## Aim of the exercise
Repeat everything from the first line of the listing below through the line that contains "od_f44_err = [0.01, 0.02, 0.005, 0.02, 0.01]", exactly. Leave out pictures.

** start Information shown **

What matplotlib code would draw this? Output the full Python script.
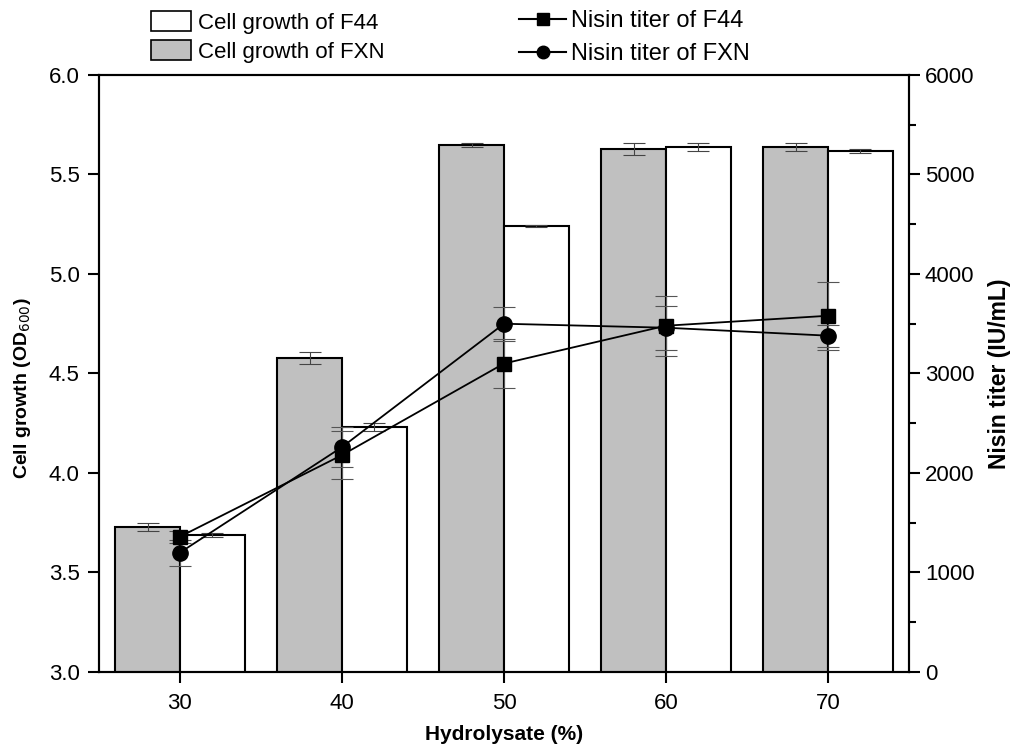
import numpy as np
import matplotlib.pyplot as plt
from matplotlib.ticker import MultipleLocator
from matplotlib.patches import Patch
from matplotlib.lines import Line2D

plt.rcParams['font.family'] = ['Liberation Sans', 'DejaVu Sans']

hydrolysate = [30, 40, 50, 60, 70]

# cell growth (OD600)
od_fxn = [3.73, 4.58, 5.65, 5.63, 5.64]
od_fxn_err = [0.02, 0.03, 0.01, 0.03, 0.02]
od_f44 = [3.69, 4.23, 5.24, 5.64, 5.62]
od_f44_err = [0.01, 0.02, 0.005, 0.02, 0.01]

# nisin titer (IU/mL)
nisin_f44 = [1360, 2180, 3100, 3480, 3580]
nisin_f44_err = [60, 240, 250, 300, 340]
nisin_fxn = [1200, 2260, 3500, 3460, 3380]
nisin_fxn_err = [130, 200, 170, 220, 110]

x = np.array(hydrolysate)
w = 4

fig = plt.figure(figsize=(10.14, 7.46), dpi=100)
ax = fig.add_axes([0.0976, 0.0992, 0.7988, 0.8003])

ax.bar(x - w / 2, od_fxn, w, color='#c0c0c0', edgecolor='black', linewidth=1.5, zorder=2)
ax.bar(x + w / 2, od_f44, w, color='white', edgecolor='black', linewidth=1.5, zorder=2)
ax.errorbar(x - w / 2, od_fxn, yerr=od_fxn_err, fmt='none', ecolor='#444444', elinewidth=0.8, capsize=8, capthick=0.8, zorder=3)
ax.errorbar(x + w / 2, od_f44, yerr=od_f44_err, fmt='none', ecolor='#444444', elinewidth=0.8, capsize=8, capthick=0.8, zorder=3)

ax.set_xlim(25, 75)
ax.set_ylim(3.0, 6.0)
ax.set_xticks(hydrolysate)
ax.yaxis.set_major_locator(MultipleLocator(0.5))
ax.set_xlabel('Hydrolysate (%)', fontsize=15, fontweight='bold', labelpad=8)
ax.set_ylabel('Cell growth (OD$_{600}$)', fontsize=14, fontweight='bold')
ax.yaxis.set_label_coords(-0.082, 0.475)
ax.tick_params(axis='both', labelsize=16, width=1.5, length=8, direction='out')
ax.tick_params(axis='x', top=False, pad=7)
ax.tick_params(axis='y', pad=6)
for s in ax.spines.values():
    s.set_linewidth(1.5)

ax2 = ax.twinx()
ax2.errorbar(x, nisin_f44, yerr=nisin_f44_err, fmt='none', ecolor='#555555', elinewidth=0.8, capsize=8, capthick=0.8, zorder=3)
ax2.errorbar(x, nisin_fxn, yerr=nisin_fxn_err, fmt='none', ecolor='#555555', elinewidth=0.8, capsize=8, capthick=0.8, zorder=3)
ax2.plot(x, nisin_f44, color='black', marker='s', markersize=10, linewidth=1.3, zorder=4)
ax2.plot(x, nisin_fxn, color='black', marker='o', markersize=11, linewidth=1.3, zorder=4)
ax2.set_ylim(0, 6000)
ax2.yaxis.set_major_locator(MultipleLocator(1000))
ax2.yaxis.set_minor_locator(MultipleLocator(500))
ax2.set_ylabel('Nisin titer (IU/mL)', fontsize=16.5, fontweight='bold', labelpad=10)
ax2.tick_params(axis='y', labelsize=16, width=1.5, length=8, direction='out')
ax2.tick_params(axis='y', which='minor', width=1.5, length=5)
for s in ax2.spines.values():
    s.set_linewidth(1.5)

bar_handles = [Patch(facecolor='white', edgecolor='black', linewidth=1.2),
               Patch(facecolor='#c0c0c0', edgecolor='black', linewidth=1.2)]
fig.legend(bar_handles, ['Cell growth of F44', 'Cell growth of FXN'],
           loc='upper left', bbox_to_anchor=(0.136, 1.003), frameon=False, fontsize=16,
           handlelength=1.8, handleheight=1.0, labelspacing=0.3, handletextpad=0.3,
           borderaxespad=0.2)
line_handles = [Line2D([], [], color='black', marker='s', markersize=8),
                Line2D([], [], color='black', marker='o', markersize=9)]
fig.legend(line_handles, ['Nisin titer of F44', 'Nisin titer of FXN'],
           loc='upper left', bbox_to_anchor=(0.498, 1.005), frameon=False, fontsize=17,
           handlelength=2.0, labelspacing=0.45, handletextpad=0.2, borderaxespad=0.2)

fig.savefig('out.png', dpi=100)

** end Information shown **

## Reply
What matplotlib code would draw this? Output the full Python script.
import numpy as np
import matplotlib.pyplot as plt
from matplotlib.ticker import MultipleLocator
from matplotlib.patches import Patch
from matplotlib.lines import Line2D

plt.rcParams['font.family'] = ['Liberation Sans', 'DejaVu Sans']

hydrolysate = [30, 40, 50, 60, 70]

# cell growth (OD600)
od_fxn = [3.73, 4.58, 5.65, 5.63, 5.64]
od_fxn_err = [0.02, 0.03, 0.01, 0.03, 0.02]
od_f44 = [3.69, 4.23, 5.24, 5.64, 5.62]
od_f44_err = [0.01, 0.02, 0.005, 0.02, 0.01]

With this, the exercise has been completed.